| Your objective |
Extract the first line through the line containing "INK = '#231f20'" from the listing below, exactly as written.
———
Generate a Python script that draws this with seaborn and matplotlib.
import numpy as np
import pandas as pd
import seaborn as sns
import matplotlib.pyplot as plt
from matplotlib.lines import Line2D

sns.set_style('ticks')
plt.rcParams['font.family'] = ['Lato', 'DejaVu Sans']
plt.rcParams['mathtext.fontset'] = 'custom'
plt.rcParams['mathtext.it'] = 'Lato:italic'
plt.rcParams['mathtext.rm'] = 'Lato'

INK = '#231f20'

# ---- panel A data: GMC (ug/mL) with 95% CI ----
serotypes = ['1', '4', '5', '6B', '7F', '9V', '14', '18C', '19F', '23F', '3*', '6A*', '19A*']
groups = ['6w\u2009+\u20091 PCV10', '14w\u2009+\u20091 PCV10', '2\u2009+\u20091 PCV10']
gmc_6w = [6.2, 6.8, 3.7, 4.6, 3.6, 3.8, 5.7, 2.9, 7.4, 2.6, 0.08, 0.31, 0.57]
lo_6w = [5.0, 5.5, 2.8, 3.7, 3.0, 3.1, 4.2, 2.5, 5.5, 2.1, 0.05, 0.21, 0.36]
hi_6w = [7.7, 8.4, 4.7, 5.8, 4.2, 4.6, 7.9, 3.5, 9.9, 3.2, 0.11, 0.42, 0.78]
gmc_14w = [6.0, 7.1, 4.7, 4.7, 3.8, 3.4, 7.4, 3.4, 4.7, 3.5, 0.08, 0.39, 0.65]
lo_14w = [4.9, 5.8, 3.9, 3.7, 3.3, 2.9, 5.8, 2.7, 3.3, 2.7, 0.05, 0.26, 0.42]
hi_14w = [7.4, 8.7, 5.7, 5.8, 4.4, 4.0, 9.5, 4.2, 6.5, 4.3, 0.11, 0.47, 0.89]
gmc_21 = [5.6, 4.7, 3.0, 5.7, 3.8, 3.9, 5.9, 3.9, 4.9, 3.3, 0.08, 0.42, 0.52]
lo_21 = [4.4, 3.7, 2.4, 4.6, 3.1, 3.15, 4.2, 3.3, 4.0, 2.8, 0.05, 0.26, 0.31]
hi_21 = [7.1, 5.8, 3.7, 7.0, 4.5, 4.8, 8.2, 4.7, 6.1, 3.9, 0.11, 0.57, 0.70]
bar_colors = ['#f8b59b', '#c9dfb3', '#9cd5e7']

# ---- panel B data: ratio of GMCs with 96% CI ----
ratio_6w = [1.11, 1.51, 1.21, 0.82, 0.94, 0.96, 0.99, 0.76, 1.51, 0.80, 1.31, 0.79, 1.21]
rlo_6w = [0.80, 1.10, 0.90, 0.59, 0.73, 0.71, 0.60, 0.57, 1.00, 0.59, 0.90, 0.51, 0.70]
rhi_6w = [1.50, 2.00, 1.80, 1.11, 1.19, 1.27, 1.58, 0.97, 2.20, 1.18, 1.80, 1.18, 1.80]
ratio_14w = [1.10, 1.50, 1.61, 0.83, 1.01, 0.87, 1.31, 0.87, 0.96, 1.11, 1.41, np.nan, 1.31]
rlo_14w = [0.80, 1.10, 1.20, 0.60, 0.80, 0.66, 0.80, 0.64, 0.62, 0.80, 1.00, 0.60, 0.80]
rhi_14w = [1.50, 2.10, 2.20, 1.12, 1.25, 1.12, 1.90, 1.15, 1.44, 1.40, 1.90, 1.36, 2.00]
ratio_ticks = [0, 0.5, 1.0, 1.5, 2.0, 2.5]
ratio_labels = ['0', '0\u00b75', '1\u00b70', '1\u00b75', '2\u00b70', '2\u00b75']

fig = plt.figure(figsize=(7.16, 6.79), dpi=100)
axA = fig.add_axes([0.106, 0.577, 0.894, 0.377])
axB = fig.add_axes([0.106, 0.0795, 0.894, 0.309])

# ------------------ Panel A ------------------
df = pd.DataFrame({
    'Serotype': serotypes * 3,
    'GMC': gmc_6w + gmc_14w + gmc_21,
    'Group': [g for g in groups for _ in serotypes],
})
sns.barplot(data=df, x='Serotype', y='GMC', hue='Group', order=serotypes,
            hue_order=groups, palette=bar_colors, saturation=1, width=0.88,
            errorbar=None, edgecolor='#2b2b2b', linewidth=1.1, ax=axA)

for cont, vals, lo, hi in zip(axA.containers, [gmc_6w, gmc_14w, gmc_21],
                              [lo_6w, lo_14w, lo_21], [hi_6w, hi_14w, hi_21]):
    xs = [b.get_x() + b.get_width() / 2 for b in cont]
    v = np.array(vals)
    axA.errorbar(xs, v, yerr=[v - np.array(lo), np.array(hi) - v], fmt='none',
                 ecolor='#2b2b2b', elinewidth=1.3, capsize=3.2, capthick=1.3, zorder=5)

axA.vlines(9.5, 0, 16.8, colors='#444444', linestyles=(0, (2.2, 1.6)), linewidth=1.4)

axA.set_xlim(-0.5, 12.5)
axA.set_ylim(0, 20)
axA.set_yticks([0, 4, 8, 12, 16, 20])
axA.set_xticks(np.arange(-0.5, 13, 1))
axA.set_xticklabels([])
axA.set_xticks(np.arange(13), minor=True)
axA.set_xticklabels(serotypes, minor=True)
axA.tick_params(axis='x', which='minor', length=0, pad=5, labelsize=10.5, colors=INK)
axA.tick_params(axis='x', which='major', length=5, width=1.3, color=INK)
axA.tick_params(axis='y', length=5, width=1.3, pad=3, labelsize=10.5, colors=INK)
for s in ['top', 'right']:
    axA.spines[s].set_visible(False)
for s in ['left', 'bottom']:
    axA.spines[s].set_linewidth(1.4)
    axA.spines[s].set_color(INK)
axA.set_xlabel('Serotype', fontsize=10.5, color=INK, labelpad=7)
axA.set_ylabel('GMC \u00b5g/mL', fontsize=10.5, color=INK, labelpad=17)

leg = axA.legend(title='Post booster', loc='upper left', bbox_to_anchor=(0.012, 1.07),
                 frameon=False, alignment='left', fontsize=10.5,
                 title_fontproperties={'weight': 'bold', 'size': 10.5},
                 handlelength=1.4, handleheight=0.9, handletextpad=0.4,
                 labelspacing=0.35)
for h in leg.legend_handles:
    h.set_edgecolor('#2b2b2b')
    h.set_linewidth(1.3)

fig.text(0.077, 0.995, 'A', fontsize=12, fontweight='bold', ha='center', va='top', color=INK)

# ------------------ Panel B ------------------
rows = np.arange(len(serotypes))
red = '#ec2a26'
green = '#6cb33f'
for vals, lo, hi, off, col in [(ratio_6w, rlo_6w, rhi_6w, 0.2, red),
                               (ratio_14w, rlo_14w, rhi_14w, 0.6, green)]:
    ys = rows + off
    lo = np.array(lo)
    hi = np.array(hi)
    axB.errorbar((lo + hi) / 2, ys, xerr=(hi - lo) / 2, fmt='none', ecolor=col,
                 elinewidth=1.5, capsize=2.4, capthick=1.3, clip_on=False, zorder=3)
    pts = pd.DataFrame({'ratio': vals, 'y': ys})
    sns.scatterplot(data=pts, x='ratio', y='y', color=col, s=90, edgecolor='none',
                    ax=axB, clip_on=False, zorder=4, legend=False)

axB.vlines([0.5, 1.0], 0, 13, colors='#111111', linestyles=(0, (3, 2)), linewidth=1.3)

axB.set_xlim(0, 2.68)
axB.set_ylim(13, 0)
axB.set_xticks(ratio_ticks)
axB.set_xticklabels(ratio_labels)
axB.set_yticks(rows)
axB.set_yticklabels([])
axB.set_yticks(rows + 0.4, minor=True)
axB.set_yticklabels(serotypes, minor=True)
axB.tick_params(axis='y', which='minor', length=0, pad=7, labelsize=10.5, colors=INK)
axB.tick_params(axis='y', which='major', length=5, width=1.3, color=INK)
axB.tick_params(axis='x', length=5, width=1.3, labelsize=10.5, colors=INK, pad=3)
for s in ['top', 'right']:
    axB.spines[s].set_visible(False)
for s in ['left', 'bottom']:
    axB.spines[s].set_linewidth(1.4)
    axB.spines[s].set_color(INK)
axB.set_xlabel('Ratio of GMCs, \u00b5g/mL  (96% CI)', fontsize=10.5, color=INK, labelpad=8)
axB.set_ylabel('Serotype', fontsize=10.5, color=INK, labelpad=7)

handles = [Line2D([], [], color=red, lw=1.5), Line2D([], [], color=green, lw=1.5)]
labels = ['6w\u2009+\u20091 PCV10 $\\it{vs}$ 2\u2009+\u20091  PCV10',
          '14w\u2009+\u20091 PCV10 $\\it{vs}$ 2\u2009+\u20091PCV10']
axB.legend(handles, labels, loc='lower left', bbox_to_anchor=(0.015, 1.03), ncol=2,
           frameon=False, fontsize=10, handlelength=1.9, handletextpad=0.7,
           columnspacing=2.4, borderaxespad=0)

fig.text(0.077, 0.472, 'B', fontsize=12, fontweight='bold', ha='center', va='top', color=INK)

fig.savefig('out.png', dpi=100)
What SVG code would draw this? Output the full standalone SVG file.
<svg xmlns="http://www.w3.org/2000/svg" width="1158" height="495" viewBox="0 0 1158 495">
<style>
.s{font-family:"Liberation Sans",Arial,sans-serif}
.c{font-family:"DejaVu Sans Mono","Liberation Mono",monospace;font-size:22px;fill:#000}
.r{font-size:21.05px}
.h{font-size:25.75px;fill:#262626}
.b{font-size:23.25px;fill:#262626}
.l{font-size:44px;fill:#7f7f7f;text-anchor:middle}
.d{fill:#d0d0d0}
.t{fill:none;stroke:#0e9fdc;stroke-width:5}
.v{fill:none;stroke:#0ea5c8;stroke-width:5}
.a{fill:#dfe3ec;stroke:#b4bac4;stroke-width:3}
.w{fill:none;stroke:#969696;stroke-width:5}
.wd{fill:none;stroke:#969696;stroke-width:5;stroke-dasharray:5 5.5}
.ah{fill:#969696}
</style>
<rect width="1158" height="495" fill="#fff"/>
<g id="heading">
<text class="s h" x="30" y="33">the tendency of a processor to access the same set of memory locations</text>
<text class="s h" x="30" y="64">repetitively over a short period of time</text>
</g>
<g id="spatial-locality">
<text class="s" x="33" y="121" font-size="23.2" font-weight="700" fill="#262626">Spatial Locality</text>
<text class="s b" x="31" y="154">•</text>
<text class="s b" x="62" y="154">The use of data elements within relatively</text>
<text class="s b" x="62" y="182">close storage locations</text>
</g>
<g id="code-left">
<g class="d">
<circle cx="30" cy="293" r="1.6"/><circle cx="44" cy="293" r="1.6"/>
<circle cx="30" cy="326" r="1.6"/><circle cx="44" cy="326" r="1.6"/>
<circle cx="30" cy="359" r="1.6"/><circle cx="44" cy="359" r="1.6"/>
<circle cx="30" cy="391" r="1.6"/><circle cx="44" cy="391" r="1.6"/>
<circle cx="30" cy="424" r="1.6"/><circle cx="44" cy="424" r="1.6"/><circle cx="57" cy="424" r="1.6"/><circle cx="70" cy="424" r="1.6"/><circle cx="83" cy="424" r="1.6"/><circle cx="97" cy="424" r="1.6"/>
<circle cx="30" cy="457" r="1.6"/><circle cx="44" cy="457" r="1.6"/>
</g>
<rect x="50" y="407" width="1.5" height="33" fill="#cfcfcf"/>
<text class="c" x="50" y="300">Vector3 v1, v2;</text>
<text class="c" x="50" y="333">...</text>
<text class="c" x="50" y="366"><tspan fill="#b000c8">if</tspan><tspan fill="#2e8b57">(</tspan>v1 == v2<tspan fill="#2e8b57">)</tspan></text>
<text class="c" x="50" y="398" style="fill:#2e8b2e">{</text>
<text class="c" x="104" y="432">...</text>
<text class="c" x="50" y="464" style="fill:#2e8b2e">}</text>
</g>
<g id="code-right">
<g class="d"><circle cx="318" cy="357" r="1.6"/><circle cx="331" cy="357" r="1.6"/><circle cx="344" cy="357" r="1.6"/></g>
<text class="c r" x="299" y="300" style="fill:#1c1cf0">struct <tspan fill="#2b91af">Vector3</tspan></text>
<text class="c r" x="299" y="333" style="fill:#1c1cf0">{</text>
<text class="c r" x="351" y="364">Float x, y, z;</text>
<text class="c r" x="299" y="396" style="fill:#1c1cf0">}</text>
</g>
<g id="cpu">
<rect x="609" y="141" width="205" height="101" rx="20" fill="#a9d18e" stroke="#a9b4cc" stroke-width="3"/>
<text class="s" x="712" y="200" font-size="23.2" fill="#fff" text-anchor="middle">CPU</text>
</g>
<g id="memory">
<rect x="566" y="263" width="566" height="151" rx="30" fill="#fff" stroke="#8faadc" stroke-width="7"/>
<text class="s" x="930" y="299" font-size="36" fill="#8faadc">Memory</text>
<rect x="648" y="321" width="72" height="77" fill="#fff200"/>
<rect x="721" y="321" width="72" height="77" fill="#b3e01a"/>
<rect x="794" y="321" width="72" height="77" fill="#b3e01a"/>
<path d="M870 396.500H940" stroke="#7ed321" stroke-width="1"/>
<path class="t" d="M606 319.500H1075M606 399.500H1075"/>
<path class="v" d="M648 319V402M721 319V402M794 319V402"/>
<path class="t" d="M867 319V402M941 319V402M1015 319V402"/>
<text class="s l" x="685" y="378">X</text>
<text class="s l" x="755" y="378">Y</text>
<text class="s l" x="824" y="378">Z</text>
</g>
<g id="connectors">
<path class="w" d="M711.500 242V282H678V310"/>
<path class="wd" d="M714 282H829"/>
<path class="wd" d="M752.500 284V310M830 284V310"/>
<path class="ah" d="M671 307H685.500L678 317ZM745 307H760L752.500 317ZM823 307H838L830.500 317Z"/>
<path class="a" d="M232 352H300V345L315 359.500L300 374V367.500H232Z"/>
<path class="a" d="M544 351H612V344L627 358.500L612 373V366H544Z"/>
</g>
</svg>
———
| Task result |
Generate a Python script that draws this with seaborn and matplotlib.
import numpy as np
import pandas as pd
import seaborn as sns
import matplotlib.pyplot as plt
from matplotlib.lines import Line2D

sns.set_style('ticks')
plt.rcParams['font.family'] = ['Lato', 'DejaVu Sans']
plt.rcParams['mathtext.fontset'] = 'custom'
plt.rcParams['mathtext.it'] = 'Lato:italic'
plt.rcParams['mathtext.rm'] = 'Lato'

INK = '#231f20'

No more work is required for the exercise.